As a residential energy auditor for a western New York utility, and with several hundred audits completed, it has become obvious to me where the greatest energy savings potential exists. Time and again, I respond to tenant requests for energy audits and discover little or no ceiling or wall insulation, leaky windows (often without storms), drafty doors, leaky ducts, and so on. Usually, the utility payments are the tenant's responsibility.

What we have is a circumstance that fosters inaction. The landlord has little incentive to improve energy efficiency when the tenant is the benefactor, and the tenant feels they shouldn't have to improve property they don't own--especially when occupancy is a month-to-month uncertainty.

And then we have tenant irresponsibility when the rent includes utility cost. This includes doors and windows left open, lights left on, electric heaters used unnecessarily, and on and on.

This is not news, yet I have not heard of or seen any programs that address this problem. I would like to know what has been done in other parts of the country. Surely there must be some experience in solving this problem that warrant publication.

Richard D. Smith

Keuka Park, NY

Editor's Note: Reader Richard Smith brings up an important point. Renters, who represent over one-third of the nation's population, are often overlooked in the quest to conserve energy. We invite readers to share their experiences helping tenants save energy for possible publication in a future issue of Home Energy. Photos and artwork are strongly encouraged!

Blower Doors and Rules of Thumb

I disagree with your assertion that the eight-year old article, "Infiltration: Just ACH50 Divided by 20?" is "fresh and valuable" (see HE Jan/Feb '94 p.35). A number of developments since 1986 supersede the rules of thumb embodied in that article.

Air changes per hour at 50 Pascals (Pa) is a crude measurement that combines the uncertainty of not knowing the house volume with the ambiguity of using a reference pressure above most of the measurement datapoints and far above physically meaningful pressures. In 1988, ASHRAE came out with a Standard (119) that not only defined a normalized leakage but set tightness limits for different climates. Rules of thumb are given in that standard that have passed the consensus process.

The 1986 article does not recognize that air changes have different values at different times, and that they are involved with two functions: ventilation for air quality, and energy transfer due to convection. Recognizing this, ASHRAE has written a standard (136) on how to calculate infiltration for indoor air quality purposes. Heating and cooling season ventilation rates are usually quite different, as are the demands on the HVAC system necessary to condition such air. It is important, therefore, to separate them.

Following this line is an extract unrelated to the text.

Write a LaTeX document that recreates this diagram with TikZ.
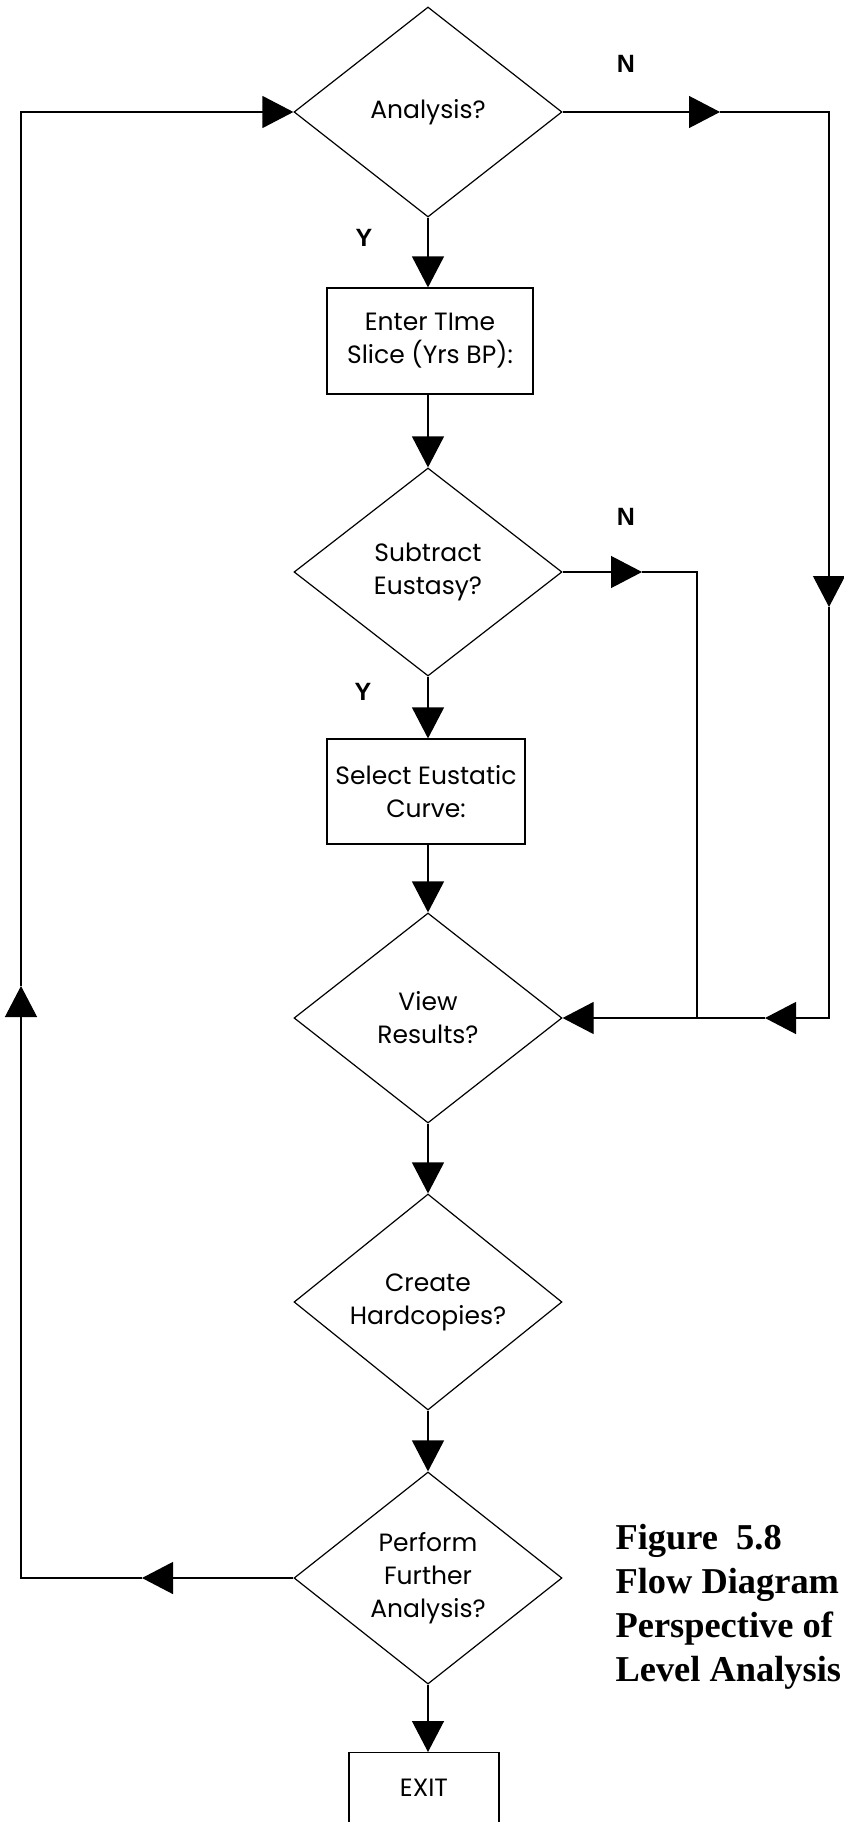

Even if one were willing to ignore the advances and be constrained by the limitations of the original article, a single divisor to get some average infiltration rate is no longer very useful. There can be an enormous difference between such an average and a divisor calculated for a more specific purpose.

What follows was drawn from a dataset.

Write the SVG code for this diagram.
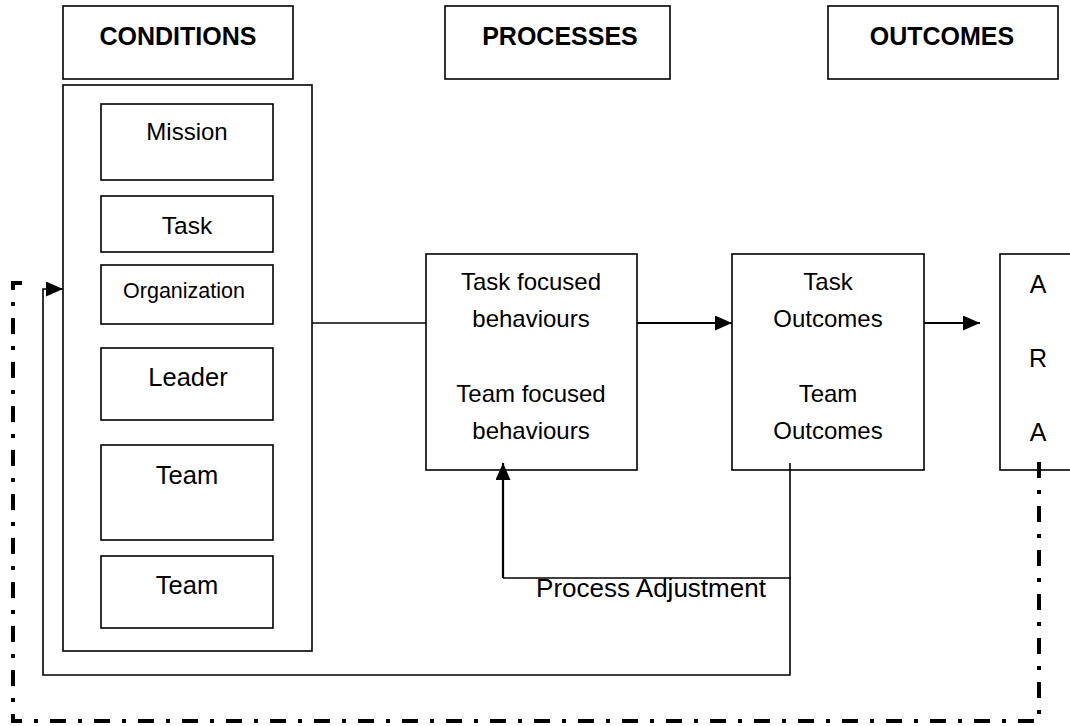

To exemplify the point, I made two plots similar in spirit to the original figure, but for two different cases. First, I calculated the divisor for heating-season, energy-loss purposes (if one were using the calculated air changes per hour [ACH] with average heating season temperatures to determine heating loads). Although this looks similar to the original in the severe heating climes, it begins to differ as the climate improves.

A more extreme example is in the second plot, which displays the divisor for the purpose of estimating effective ventilation for indoor air quality purposes (to meet ASHRAE Standard 62). In this case the divisor is larger than the original in all locations, and significantly so in many.

Even crude rules of thumb can be out of date and should be allowed to go gently into the night.

Max Sherman

Lawrence Berkeley   Laboratory

Berkeley, CA

Figure 1. Climate factor for indoor air quality. This plot shows the value of the factor ("C") from the original article for winter energy consumption purposes. The shaded regions represent the range of values between the labeled "C" contours of 16, 20, 24, and 28.

Figure 2. Climate factor for energy. This plot shows the value of the factor ("C") from the original article for annual ventilation (air quality) purposes. The shaded regions represent the range of values between the labeled "C" contours of 20, 24, 28, and 32.